The resulting Expected Family Contribution, or EFC (which is divided among the family members excluding parents in college), is subtracted from the total cost of attendance for each person (including tuition and fee charges, room and board or allowance for living costs, books and supplies, transportation to and from school, and other miscellaneous costs). The difference determines financial need, and thus the maximum federal aid for which the family may be eligible. (Some institutions use a separate formula for need based institutional aid.) Some schools guarantee to meet the full financial need of each admitted student; however, most try to do so and may fall short, depending on the availability of funds. Outside scholarships (even non need based) are taken into account in determining the amount of aid eligibility for federal, institutional, and state financial aid programs.

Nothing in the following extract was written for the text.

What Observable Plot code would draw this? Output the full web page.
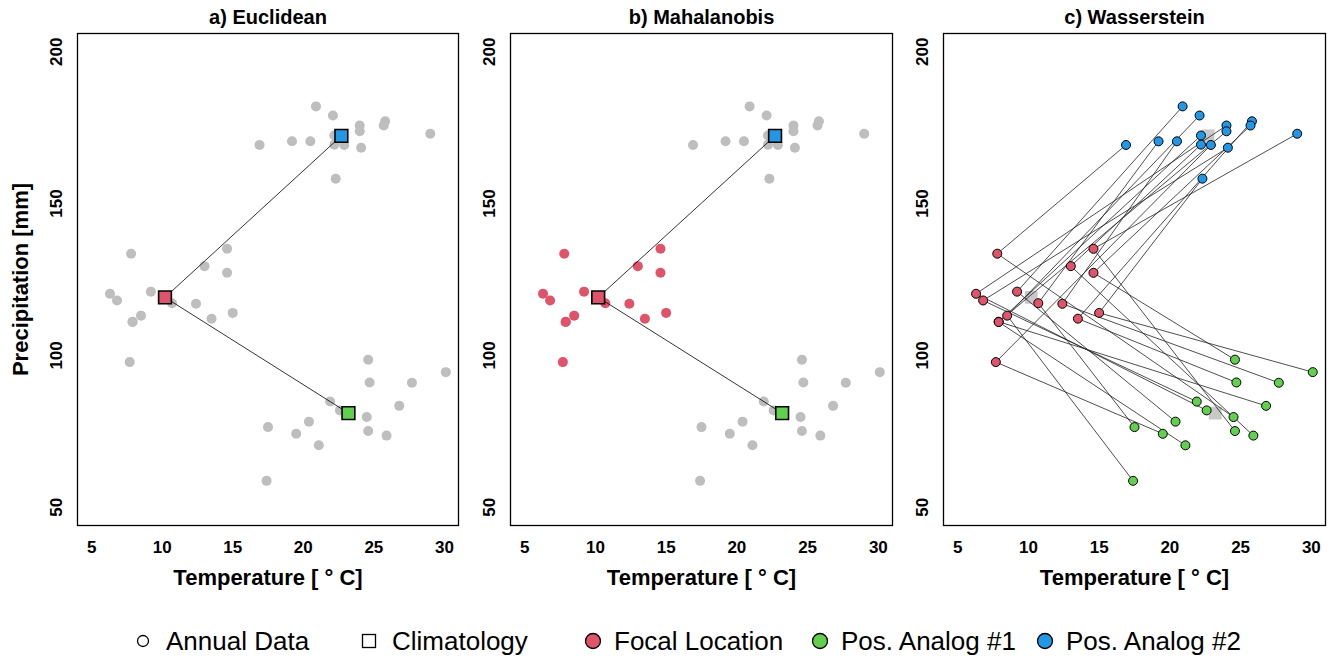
<!DOCTYPE html>
<html><head><meta charset="utf-8">
<script src="https://cdn.jsdelivr.net/npm/d3@7"></script>
<script src="https://cdn.jsdelivr.net/npm/@observablehq/plot@0.6"></script>
<style>
body{margin:0;background:#fff;font-family:"Liberation Sans",Arial,sans-serif;}
#wrap{position:relative;width:1331px;height:658px;overflow:hidden;background:#fff;}
.panel{position:absolute;top:0;}
.li{position:absolute;top:625px;height:32px;line-height:32px;font-size:26px;white-space:nowrap;color:#000;}
.sym{position:absolute;top:627px;}
</style></head><body><div id="wrap"></div>
<script>
// ---- data ----
const focalT = [7.8, 14.6, 13.0, 14.6, 9.2, 6.3, 6.8, 10.7, 12.4, 8.5, 7.9, 13.5, 15.0, 7.7, 7.9];
const focalP = [133.5, 135.1, 129.4, 127.2, 121.0, 120.3, 118.1, 117.2, 117.0, 113.1, 111.1, 112.1, 114.0, 97.8, 111.0];
const analog1T = [24.6, 30.1, 24.7, 27.7, 26.8, 21.9, 22.6, 24.5, 20.4, 17.5, 19.5, 24.6, 25.9, 21.1, 17.4];
const analog1P = [98.6, 94.5, 91.1, 91.0, 83.4, 84.8, 81.9, 79.7, 78.2, 76.4, 74.2, 75.1, 73.6, 70.4, 58.7];
const analog2T = [20.9, 22.1, 24.0, 24.0, 25.8, 25.7, 29.0, 16.9, 19.2, 20.5, 22.2, 22.2, 22.9, 24.1, 22.3];
const analog2P = [182.0, 179.0, 175.7, 173.8, 177.1, 175.7, 173.0, 169.3, 170.5, 170.5, 172.4, 169.4, 169.3, 168.4, 158.2];
const climGroups = ["Focal Location", "Pos. Analog #1", "Pos. Analog #2"];
const climT = [10.2, 23.2, 22.7];
const climP = [119.1, 81.0, 172.3];
// Wasserstein pairing: focal year i -> analog year index
const matchAnalog1 = [7, 11, 12, 0, 8, 6, 5, 9, 3, 14, 4, 2, 1, 10, 13];
const matchAnalog2 = [7, 6, 11, 5, 0, 2, 13, 8, 9, 1, 10, 4, 14, 12, 3];
const xTicks = [5, 10, 15, 20, 25, 30];
const yTicks = [50, 100, 150, 200];
const panelTitles = ["a) Euclidean", "b) Mahalanobis", "c) Wasserstein"];
const legendLabels = ["Annual Data", "Climatology", "Focal Location", "Pos. Analog #1", "Pos. Analog #2"];
const groupColors = ["#DF536B", "#61D04F", "#2297E6"];

// ---- build tables ----
const mk = (T, P, g) => T.map((t, i) => ({t, p: P[i], g}));
const focal = mk(focalT, focalP, 0);
const a1 = mk(analog1T, analog1P, 1);
const a2 = mk(analog2T, analog2P, 2);
const annual = [...focal, ...a1, ...a2];
const analogs = [...a1, ...a2];
const clim = climT.map((t, i) => ({t, p: climP[i], g: i}));
const climLinks = [1, 2].map(j => ({t1: climT[0], p1: climP[0], t2: climT[j], p2: climP[j]}));
const wLinks = [];
focal.forEach((f, i) => {
  const g = a1[matchAnalog1[i]], b = a2[matchAnalog2[i]];
  wLinks.push({t1: f.t, p1: f.p, t2: g.t, p2: g.p});
  wLinks.push({t1: f.t, p1: f.p, t2: b.t, p2: b.p});
});
const color = {type: "ordinal", domain: [0, 1, 2], range: groupColors};
const FONT = "Liberation Sans, Arial, sans-serif";
const GRAY = "#bebebe";

function axesMarks(title, yTitle, ydx) {
  const m = [
    Plot.text(xTicks, {x: d => d, frameAnchor: "bottom", dy: 22, fontWeight: "bold", fontSize: 17, lineAnchor: "middle", fill: "black"}),
    Plot.text(yTicks, {y: d => d, frameAnchor: "left", dx: ydx, rotate: -90, textAnchor: "middle", fontWeight: "bold", fontSize: 17, lineAnchor: "middle", fill: "black"}),
    Plot.text([title], {frameAnchor: "top", dy: -16, fontWeight: "bold", fontSize: 20, lineAnchor: "middle", fill: "black"}),
    Plot.text(["Temperature [ \u00B0 C]"], {frameAnchor: "bottom", dy: 52, fontWeight: "bold", fontSize: 22, lineAnchor: "middle", fill: "black"}),
    Plot.frame({stroke: "black", strokeWidth: 1.3})
  ];
  if (yTitle) m.push(Plot.text(["Precipitation [mm]"], {frameAnchor: "left", dx: -57, rotate: -90, textAnchor: "middle", fontWeight: "bold", fontSize: 22, lineAnchor: "middle", fill: "black"}));
  return m;
}

function makePanel(left, width, ml, mr, marks) {
  const svg = Plot.plot({
    width, height: 600, marginLeft: ml, marginRight: mr, marginTop: 33, marginBottom: 75,
    x: {domain: [4, 31], axis: null},
    y: {domain: [44, 206], axis: null},
    color,
    style: {fontFamily: FONT, background: "transparent", overflow: "visible"},
    marks
  });
  svg.classList.add("panel");
  svg.style.left = left + "px";
  svg.style.position = "absolute";
  svg.style.maxWidth = "none";
  document.getElementById("wrap").appendChild(svg);
}

// Panel a
makePanel(0, 463, 77, 5, [
  Plot.dot(annual, {x: "t", y: "p", r: 5, fill: GRAY}),
  Plot.link(climLinks, {x1: "t1", y1: "p1", x2: "t2", y2: "p2", stroke: "black", strokeWidth: 0.8}),
  Plot.dot(clim, {x: "t", y: "p", symbol: "square", r: 7.2, fill: "g", stroke: "black", strokeWidth: 1.6}),
  ...axesMarks(panelTitles[0], true, -21)
]);
// Panel b
makePanel(463, 434, 47, 5, [
  Plot.dot(analogs, {x: "t", y: "p", r: 5, fill: GRAY}),
  Plot.dot(focal, {x: "t", y: "p", r: 5, fill: "g"}),
  Plot.link(climLinks, {x1: "t1", y1: "p1", x2: "t2", y2: "p2", stroke: "black", strokeWidth: 0.8}),
  Plot.dot(clim, {x: "t", y: "p", symbol: "square", r: 7.2, fill: "g", stroke: "black", strokeWidth: 1.6}),
  ...axesMarks(panelTitles[1], false, -21)
]);
// Panel c
makePanel(897, 434, 46, 6, [
  Plot.dot(clim, {x: "t", y: "p", symbol: "square", r: 7.2, fill: "#c8c8c8"}),
  Plot.link(wLinks, {x1: "t1", y1: "p1", x2: "t2", y2: "p2", stroke: "#222", strokeWidth: 0.8}),
  Plot.dot(annual, {x: "t", y: "p", r: 4.5, fill: "g", stroke: "black", strokeWidth: 1}),
  ...axesMarks(panelTitles[2], false, -21)
]);

// Legend
const wrap = document.getElementById("wrap");
const symX = [143, 369, 593, 820, 1045];
const txtX = [166, 392, 614, 841, 1066];
const ns = "http://www.w3.org/2000/svg";
symX.forEach((cx, i) => {
  const s = document.createElementNS(ns, "svg");
  s.setAttribute("width", 28); s.setAttribute("height", 28);
  s.setAttribute("class", "sym");
  s.style.left = (cx - 14) + "px";
  let el;
  if (i === 1) {
    el = document.createElementNS(ns, "rect");
    el.setAttribute("x", 7.5); el.setAttribute("y", 7.5); el.setAttribute("width", 13); el.setAttribute("height", 13);
    el.setAttribute("fill", "white");
  } else {
    el = document.createElementNS(ns, "circle");
    el.setAttribute("cx", 14); el.setAttribute("cy", 14);
    el.setAttribute("r", i === 0 ? 5.5 : 7.5);
    el.setAttribute("fill", i === 0 ? "white" : groupColors[i - 2]);
  }
  el.setAttribute("stroke", "black"); el.setAttribute("stroke-width", 1.3);
  s.appendChild(el);
  wrap.appendChild(s);
  const t = document.createElement("div");
  t.className = "li";
  t.style.left = txtX[i] + "px";
  t.textContent = legendLabels[i];
  wrap.appendChild(t);
});
</script>
</body></html>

The aid package offered by each school may include one or more of the following resources: Federal Pell Grants, for those with greatest financial need; Federal Supplemental Educational Opportunity Grants, for those with great financial need who are also eligible for Pell Grants; grants from the school; Federal Work Study or other work programs; low interest Perkins loans; and subsidized and unsubsidized Stafford loans. Parents of undergraduates may also apply for a Federal PLUS loan. For unsubsidized Stafford loans and all PLUS loans to parents, need is not a requirement, but students and parents must still complete the FAFSA before eligibility for unsubsidized Stafford loans is determined.

Loans have varying interest rates and other requirements. Repayment of Perkins and Stafford loans does not begin until after graduation; deferments are available under certain circumstances. For PLUS loans, parents must pass a credit check and begin repayment of both principal and interest while the student is still in school.